Dom Joachim de Viana m’a dit que, quand il eut reçu l’ordre de quitter les missions, une grande partie des Indiens, mécontents de la vie qu’ils menaient, voulaient le suivre. Il s’y opposa, mais il ne put empêcher que sept familles ne l’accompagnassent, et il les établit aux Maldonades où elles donnent aujourd’hui l’exemple de l’industrie et du travail. Je fus surpris de ce qu’il me dit au sujet de ce mécontentement des Indiens. Comment l’accorder avec tout ce que j’avais lu sur la manière dont ils étaient gouvernés ? J’aurais cité les lois des missions, comme le modèle d’une administration faite pour donner aux humains le bonheur et la sagesse.

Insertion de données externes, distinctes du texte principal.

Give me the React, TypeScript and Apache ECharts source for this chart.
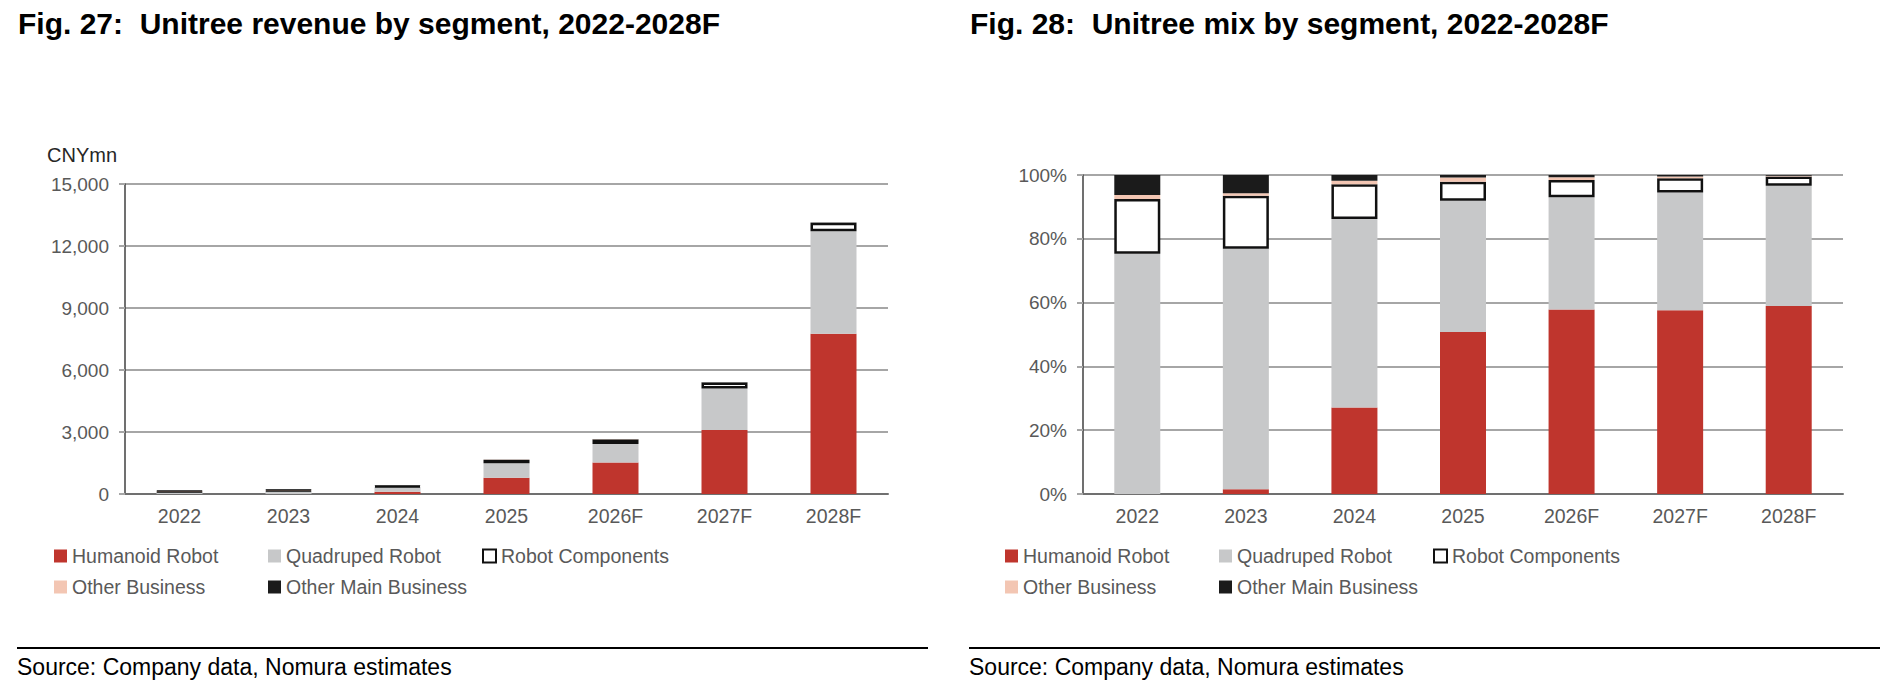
import { useEffect, useRef } from "react";
import * as echarts from "echarts";

const years = ["2022", "2023", "2024", "2025", "2026F", "2027F", "2028F"];
const segmentNames = [
  "Humanoid Robot",
  "Quadruped Robot",
  "Robot Components",
  "Other Business",
  "Other Main Business",
];

// Fig. 27: revenue by segment, CNYmn
const humanoidRev = [0, 3, 108, 790, 1520, 3100, 7760];
const quadrupedRev = [113, 150, 236, 700, 900, 2000, 4950];
const componentsRev = [26, 33, 45, 150, 220, 290, 410];
const otherBizRev = [2, 2, 3, 15, 15, 10, 10];
const otherMainRev = [9, 12, 7, 10, 10, 10, 10];

// Fig. 28: mix by segment, %
const humanoidMix = [0, 1.5, 27.1, 50.8, 57.8, 57.6, 58.9];
const quadrupedMix = [75.3, 75.4, 59.1, 41.1, 35.2, 36.9, 37.7];
const componentsMix = [17.2, 16.6, 10.9, 6.0, 5.4, 4.5, 2.9];
const otherBizMix = [1.2, 0.8, 1.1, 1.3, 0.9, 0.5, 0.3];
const otherMainMix = [6.3, 5.7, 1.8, 0.8, 0.7, 0.5, 0.2];

const revTicks = { min: 0, max: 15000, interval: 3000 };
const mixTicks = { min: 0, max: 100, interval: 20 };

const FONT = "'Liberation Sans', Arial, sans-serif";
const LABEL = "#595959";
const GRID_LINE = "#a6a6a6";

const segmentStyles = [
  { color: "#bf352d", borderWidth: 0 },
  { color: "#c7c8c9", borderWidth: 0 },
  { color: "#ffffff", borderColor: "#111111", borderWidth: 2.5 },
  { color: "#f3c6b3", borderWidth: 0 },
  { color: "#1b1b1b", borderWidth: 0 },
];

function makeSeries(values: number[][], axis: number, stack: string) {
  return values.map((v, i) => ({
    name: segmentNames[i],
    type: "bar" as const,
    stack,
    xAxisIndex: axis,
    yAxisIndex: axis,
    barWidth: 46,
    data: v,
    itemStyle: segmentStyles[i],
    emphasis: { disabled: true },
  }));
}

function makeLegends(left0: number) {
  const cols = [0, 214, 428];
  const pos = [
    [0, 0],
    [1, 0],
    [2, 0],
    [0, 1],
    [1, 1],
  ];
  return segmentNames.map((name, i) => ({
    data: [name],
    left: left0 + cols[pos[i][0]],
    top: pos[i][1] === 0 ? 546 : 577,
    padding: 0,
    itemWidth: 13,
    itemHeight: 13,
    icon: "rect",
    selectedMode: false,
    itemStyle:
      i === 2
        ? { color: "#ffffff", borderColor: "#111111", borderWidth: 2 }
        : { color: segmentStyles[i].color, borderWidth: 0 },
    textStyle: { color: LABEL, fontSize: 19.5, fontFamily: FONT, lineHeight: 20 },
  }));
}

function valueAxis(index: number, ticks: typeof revTicks, fmt: (v: number) => string) {
  return {
    type: "value" as const,
    gridIndex: index,
    ...ticks,
    axisLine: { show: true, lineStyle: { color: "#404040", width: 1.5 } },
    axisTick: { show: true, length: 6, lineStyle: { color: GRID_LINE, width: 2 } },
    axisLabel: {
      color: LABEL,
      fontSize: 19,
      fontFamily: FONT,
      margin: 16,
      formatter: fmt,
    },
    splitLine: { lineStyle: { color: GRID_LINE, width: 2 } },
  };
}

function categoryAxis(index: number) {
  return {
    type: "category" as const,
    gridIndex: index,
    data: years,
    axisLine: { lineStyle: { color: "#707070", width: 2 } },
    axisTick: { show: false },
    axisLabel: { color: LABEL, fontSize: 19.5, fontFamily: FONT, margin: 12 },
  };
}

export default function App() {
  const chartRef = useRef<HTMLDivElement>(null);

  useEffect(() => {
    if (!chartRef.current) return;
    const chart = echarts.init(chartRef.current, undefined, { renderer: "svg" });

    const option: echarts.EChartsOption = {
      animation: false,
      backgroundColor: "#ffffff",
      textStyle: { fontFamily: FONT },
      grid: [
        { left: 125, top: 184, width: 763, height: 310, outerBoundsMode: "none" } as any,
        { left: 1083, top: 175, width: 760, height: 319, outerBoundsMode: "none" } as any,
      ],
      xAxis: [categoryAxis(0), categoryAxis(1)],
      yAxis: [
        valueAxis(0, revTicks, (v) => v.toLocaleString("en-US")),
        valueAxis(1, mixTicks, (v) => v + "%"),
      ],
      legend: [...makeLegends(54), ...makeLegends(1005)],
      series: [
        ...makeSeries([humanoidRev, quadrupedRev, componentsRev, otherBizRev, otherMainRev], 0, "rev"),
        ...makeSeries([humanoidMix, quadrupedMix, componentsMix, otherBizMix, otherMainMix], 1, "mix"),
      ],
      graphic: [
        {
          type: "text",
          left: 18,
          top: 8,
          style: {
            text: "Fig. 27:  Unitree revenue by segment, 2022-2028F",
            font: `bold 30px ${FONT}`,
            fill: "#000000",
          },
        },
        {
          type: "text",
          left: 970,
          top: 8,
          style: {
            text: "Fig. 28:  Unitree mix by segment, 2022-2028F",
            font: `bold 30px ${FONT}`,
            fill: "#000000",
          },
        },
        {
          type: "text",
          left: 47,
          top: 145,
          style: { text: "CNYmn", font: `20px ${FONT}`, fill: "#262626" },
        },
        {
          type: "line",
          shape: { x1: 17, y1: 648, x2: 928, y2: 648 },
          style: { stroke: "#000000", lineWidth: 2 },
        },
        {
          type: "line",
          shape: { x1: 969, y1: 648, x2: 1880, y2: 648 },
          style: { stroke: "#000000", lineWidth: 2 },
        },
        {
          type: "text",
          left: 17,
          top: 655,
          style: {
            text: "Source: Company data, Nomura estimates",
            font: `23px ${FONT}`,
            fill: "#000000",
          },
        },
        {
          type: "text",
          left: 969,
          top: 655,
          style: {
            text: "Source: Company data, Nomura estimates",
            font: `23px ${FONT}`,
            fill: "#000000",
          },
        },
      ],
    };

    chart.setOption(option);
    return () => chart.dispose();
  }, []);

  return (
    <div
      ref={chartRef}
      style={{ position: "fixed", left: 0, top: 0, width: 1900, height: 698 }}
    />
  );
}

En effet, quand on se représente de loin et en général ce gouvernement magique fondé par les seules armes spirituelles, et qui n’était lié que par les chaînes de la persuasion, quelle institution plus honorable à l’humanité ! C’est une société qui habite une terre fertile sous un climat fortuné, dont tous les membres sont laborieux et où personne ne travaille pour soi ; les fruits de la culture commune sont rapportés fidèlement dans les magasins publics, d’où l’on distribue à chacun ce qui lui est nécessaire pour sa nourriture, son habillement et l’entretien de son ménage ; l’homme dans la vigueur de l’âge nourrit par son travail l’enfant qui vient de naître ; et lorsque le temps a usé ses forces, il reçoit de ses concitoyens les mêmes services dont il leur a fait l’avance ; les maisons particulières sont commodes, les édifices publics sont beaux ; le culte est uniforme et scrupuleusement suivi ; ce peuple heureux ne connaît ni rangs ni conditions, il est également à l’abri des richesses et de l’indigence. Telles ont dû paraître et telles me paraissaient les missions dans le lointain et l’illusion de la perspective.